I’ve vaguely been waiting for someone to say something akin to what Mr. B. has said: That is that all political ideologies are essentially “moralistic nihilisms”. I’ll grant him that the United States’ belligerent adventures have turned out to be nihilistic indeed. My count starts from Vietnam, the war that made so many young Americans of the time to question their government’s motives. And their own. Our generation may never quite get over that one. I was hoping to think that the War on Terror would prove to have been fought with greater honor and success. Now, I have gravely ambivalent feelings about both recent wars and the surveillance state that they spawned.

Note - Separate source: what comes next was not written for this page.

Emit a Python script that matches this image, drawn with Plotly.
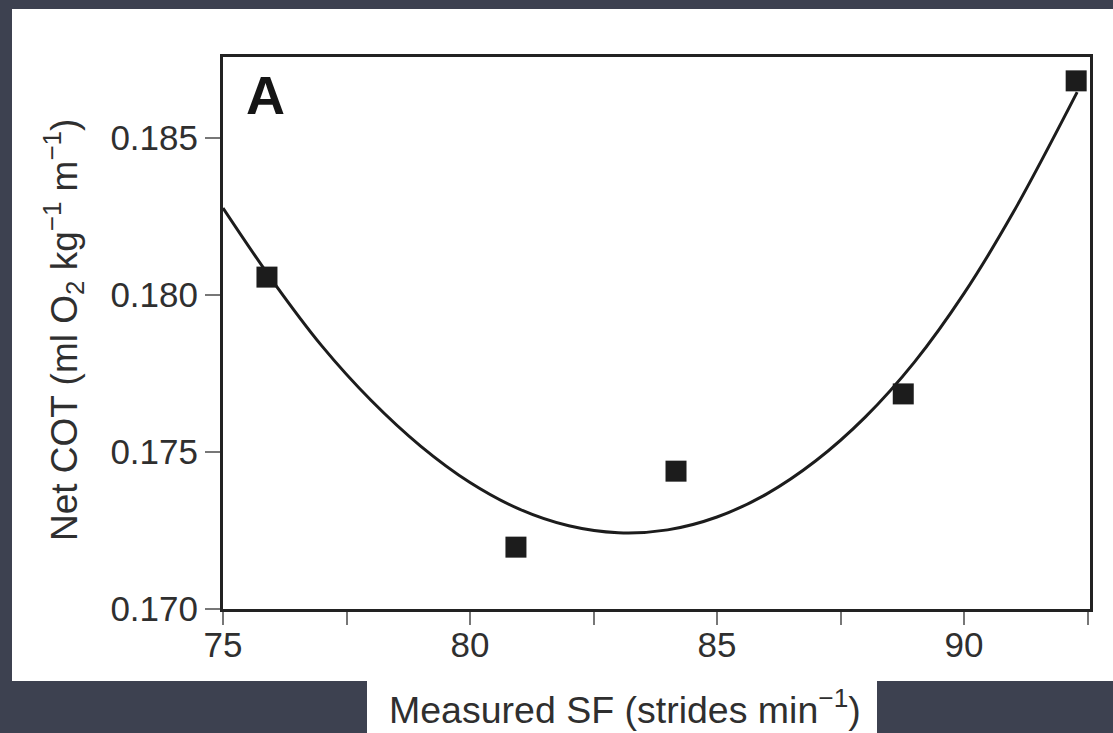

“Vanity of vanities, saith the Preacher, vanity of vanities; all is vanity.” (Ecclesiastes 1:2) Nihilism is a rejection of the motivation that makes us live, work and pray. Political nihilism, if I am to understand Mr. B. correctly, is a negation of the purpose for a nation-state. In other words, for Americans, America is no longer a country worth fighting to preserve. For the Russian people, the Russian lands are not worth fighting for. Where the national boundaries of the Russian lands fall, I am not sure. I’m trying to understand the vast topographical expanses and the long history of that empire, but I’m having trouble drawing lines. I suspect that Mr. Putin will soon be drawing new lines on an old map.
One thing I can say, though, is that all peoples have a country that they call home, even those who remind themselves that they are citizens of heaven who place more emphasis on their loyalty to God’s kingdom than any man’s. (Phil. 3:20) Our Lord was born a Jew and offered a new way of life to the Jews first and then to the Greeks. I’m trying to say that our lives are bound by time and space into which the Holy Spirit steps with exquisite particularity.

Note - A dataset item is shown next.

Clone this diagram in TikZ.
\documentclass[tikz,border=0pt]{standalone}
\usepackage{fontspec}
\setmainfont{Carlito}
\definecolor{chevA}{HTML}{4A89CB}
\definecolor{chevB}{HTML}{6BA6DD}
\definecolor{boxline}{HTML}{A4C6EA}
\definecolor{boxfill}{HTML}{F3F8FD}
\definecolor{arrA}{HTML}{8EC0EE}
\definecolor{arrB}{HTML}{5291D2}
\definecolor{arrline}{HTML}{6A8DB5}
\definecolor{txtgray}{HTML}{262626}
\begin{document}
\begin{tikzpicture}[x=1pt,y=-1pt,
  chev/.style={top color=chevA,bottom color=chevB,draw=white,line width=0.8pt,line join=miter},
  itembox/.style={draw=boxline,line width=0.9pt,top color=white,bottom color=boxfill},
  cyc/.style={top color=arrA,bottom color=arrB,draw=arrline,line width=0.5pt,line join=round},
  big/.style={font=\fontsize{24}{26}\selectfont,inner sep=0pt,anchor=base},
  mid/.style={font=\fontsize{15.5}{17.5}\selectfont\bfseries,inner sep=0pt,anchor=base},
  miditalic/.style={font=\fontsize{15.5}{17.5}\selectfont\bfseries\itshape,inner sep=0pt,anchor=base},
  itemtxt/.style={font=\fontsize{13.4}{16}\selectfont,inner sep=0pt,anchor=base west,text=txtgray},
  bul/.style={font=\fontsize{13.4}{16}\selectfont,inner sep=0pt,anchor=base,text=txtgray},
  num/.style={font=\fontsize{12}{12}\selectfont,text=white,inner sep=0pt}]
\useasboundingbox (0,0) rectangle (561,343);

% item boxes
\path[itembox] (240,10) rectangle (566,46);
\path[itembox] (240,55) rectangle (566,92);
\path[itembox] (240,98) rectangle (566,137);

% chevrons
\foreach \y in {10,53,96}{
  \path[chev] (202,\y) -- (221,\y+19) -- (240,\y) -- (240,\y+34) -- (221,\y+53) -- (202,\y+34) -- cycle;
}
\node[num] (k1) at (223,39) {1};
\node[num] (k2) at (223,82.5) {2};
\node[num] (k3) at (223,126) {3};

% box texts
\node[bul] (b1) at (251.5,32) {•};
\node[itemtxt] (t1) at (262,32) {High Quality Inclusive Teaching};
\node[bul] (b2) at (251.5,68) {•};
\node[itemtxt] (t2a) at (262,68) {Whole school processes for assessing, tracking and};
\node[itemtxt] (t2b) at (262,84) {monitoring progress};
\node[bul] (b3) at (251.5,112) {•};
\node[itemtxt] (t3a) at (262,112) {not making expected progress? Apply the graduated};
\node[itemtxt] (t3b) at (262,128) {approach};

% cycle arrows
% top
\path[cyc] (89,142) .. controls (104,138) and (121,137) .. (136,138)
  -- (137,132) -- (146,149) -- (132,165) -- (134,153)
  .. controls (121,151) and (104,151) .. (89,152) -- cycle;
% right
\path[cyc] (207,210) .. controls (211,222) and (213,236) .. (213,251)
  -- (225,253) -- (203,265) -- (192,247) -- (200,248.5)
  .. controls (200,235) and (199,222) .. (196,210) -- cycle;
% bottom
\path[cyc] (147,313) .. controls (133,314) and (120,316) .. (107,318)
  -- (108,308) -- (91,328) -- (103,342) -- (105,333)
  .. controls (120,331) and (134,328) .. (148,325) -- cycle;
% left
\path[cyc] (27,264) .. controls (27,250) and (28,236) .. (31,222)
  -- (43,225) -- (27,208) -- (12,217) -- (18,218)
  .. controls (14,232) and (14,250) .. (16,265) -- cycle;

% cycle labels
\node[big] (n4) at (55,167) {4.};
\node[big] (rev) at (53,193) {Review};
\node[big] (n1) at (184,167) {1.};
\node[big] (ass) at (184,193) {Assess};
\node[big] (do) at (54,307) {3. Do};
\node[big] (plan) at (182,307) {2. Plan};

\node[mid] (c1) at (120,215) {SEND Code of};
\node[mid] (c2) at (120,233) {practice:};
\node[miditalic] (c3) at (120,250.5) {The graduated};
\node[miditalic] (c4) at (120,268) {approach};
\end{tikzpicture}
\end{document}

For the last half century, I have lived apart from the region of the country where I was born and bred, but the desktop picture on my computer is the nineteenth-century lakeside church where I first caught the wistful glimpses and heard the lofty melodies of the mystery which lifted my soul and transcended all physicality.

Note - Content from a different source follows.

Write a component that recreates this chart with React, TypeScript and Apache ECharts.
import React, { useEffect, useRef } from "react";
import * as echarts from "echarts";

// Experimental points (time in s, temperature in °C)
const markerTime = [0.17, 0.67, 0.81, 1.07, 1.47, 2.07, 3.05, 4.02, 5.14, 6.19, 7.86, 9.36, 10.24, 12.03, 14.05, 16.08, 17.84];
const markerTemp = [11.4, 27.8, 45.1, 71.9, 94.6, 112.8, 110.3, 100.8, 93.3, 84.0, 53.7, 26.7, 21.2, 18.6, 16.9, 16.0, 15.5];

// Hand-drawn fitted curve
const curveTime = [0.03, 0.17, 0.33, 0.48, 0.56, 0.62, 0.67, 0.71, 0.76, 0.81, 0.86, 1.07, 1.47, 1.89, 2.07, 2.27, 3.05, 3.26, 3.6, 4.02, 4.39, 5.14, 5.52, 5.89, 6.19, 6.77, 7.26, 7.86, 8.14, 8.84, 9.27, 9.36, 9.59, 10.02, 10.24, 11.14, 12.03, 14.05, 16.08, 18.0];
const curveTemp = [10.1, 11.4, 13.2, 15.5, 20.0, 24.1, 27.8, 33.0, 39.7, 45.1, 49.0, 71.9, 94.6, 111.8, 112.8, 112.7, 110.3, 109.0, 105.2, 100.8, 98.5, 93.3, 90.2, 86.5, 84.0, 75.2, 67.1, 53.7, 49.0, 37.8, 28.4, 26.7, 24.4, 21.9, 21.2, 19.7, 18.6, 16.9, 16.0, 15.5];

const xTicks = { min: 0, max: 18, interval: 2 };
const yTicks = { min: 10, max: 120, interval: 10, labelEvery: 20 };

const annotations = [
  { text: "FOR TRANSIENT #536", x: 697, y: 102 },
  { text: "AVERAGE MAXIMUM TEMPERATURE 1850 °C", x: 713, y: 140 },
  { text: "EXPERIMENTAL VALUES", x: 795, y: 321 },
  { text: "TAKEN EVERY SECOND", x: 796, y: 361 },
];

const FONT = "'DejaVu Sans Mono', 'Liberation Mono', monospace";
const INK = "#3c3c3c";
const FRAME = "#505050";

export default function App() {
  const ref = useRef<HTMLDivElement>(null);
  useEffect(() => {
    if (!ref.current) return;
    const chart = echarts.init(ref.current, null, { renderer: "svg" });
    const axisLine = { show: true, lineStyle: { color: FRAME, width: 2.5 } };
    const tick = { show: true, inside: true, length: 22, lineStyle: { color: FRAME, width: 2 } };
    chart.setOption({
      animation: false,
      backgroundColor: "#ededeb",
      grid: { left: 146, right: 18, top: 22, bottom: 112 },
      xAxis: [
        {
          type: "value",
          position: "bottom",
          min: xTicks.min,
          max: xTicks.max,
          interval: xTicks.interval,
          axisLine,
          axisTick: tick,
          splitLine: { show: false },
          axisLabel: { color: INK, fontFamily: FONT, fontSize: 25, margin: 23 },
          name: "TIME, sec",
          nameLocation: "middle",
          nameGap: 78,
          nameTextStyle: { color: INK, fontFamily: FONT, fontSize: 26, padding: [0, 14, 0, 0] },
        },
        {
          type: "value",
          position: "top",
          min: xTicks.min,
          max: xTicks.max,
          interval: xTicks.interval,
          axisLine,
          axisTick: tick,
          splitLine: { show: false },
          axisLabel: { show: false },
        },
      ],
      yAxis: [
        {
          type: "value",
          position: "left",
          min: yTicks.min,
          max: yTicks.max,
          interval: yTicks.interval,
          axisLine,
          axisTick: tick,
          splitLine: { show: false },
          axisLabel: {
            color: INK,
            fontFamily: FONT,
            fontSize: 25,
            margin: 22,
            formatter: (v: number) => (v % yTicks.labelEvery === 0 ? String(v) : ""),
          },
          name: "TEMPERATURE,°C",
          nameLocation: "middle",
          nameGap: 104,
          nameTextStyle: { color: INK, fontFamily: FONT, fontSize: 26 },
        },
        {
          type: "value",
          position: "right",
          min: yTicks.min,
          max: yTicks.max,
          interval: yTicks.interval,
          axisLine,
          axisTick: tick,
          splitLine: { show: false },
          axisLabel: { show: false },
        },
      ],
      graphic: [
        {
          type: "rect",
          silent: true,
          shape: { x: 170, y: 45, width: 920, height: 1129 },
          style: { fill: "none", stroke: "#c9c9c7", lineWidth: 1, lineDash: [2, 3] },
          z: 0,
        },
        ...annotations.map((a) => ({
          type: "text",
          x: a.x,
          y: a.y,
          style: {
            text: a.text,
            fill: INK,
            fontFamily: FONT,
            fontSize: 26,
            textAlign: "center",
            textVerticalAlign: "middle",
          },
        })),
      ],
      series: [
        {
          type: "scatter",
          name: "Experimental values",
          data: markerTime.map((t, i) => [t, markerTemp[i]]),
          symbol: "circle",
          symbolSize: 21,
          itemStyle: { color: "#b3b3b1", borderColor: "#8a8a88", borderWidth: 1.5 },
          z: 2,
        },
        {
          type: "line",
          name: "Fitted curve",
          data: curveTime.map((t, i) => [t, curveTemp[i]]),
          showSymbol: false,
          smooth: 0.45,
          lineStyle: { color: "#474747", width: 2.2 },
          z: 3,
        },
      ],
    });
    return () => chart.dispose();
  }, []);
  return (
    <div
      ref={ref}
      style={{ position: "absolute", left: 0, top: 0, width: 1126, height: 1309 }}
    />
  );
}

Especially in troubled times like this, many of us wish that we could go back to a time when our world was quieter. I almost wish that I weren’t witnessing the period in history when our nation is ruled by charlatans who supposedly represent us but who, in many cases, represent nothing but their own lust for power. It can make you bitter. Oh, how betrayed by tenfold the Ukrainians must feel about their recent government and about the violent intrusion by the Russian army! Many of them now wish they had never even been born, to be sure.

There’s a bond that both draws the Russian peoples together and tears them apart. I don’t understand it. God help them all. What I am trying to understand is the root of attachment that I have to my own country. Due in part to the fact that my own son was twice deployed to the Middle East, and in part to the fact that I lived outside this country for many years, the attachment is very strong indeed. There is a fury in my soul that has no outlet and deepens ever further as I see the way that the black dog bites and tears at the fabric of our society, once so new and vigorous.
Maybe Mr. B. is right. Maybe all of us should just turn off our electronic devises and create little monasteries in our icon corners. Maybe I should just repent in sackcloth and ashes, knowing that my fellow man’s sin is my fault. After all, it is Lent.

But, I can’t just let it go. I love my country too much to sit back and watch it go to hell without saying something about it. It’s that old “not-on-my-watch” fury. I trust that most of us here feel the same way. Deeply. Some of us have an attachment to another country, like Ukraine or Russia. Or Greece. Without that sense of a homeland, especially for those who have been separated from theirs as the millions of Ukrainian refugees have been, then we are nothing but nomads. Listless.
I’m proud of the America whose ideal I hold close to my heart: God-fearing, hard-working, generous, and strong. I suppose the Russians peoples have a similar pride in the Russkiy mir. and I suppose those adjectives describe them as well.
In that sense, and if I haven’t misunderstood Mr. B., I would say that a political philosophy that longs for what one’s homeland once was and fights to regain it and retain it is not a nihilistic pursuit. It’s what one does without second guessing when one’s country comes under attack from enemies both foreign and domestic.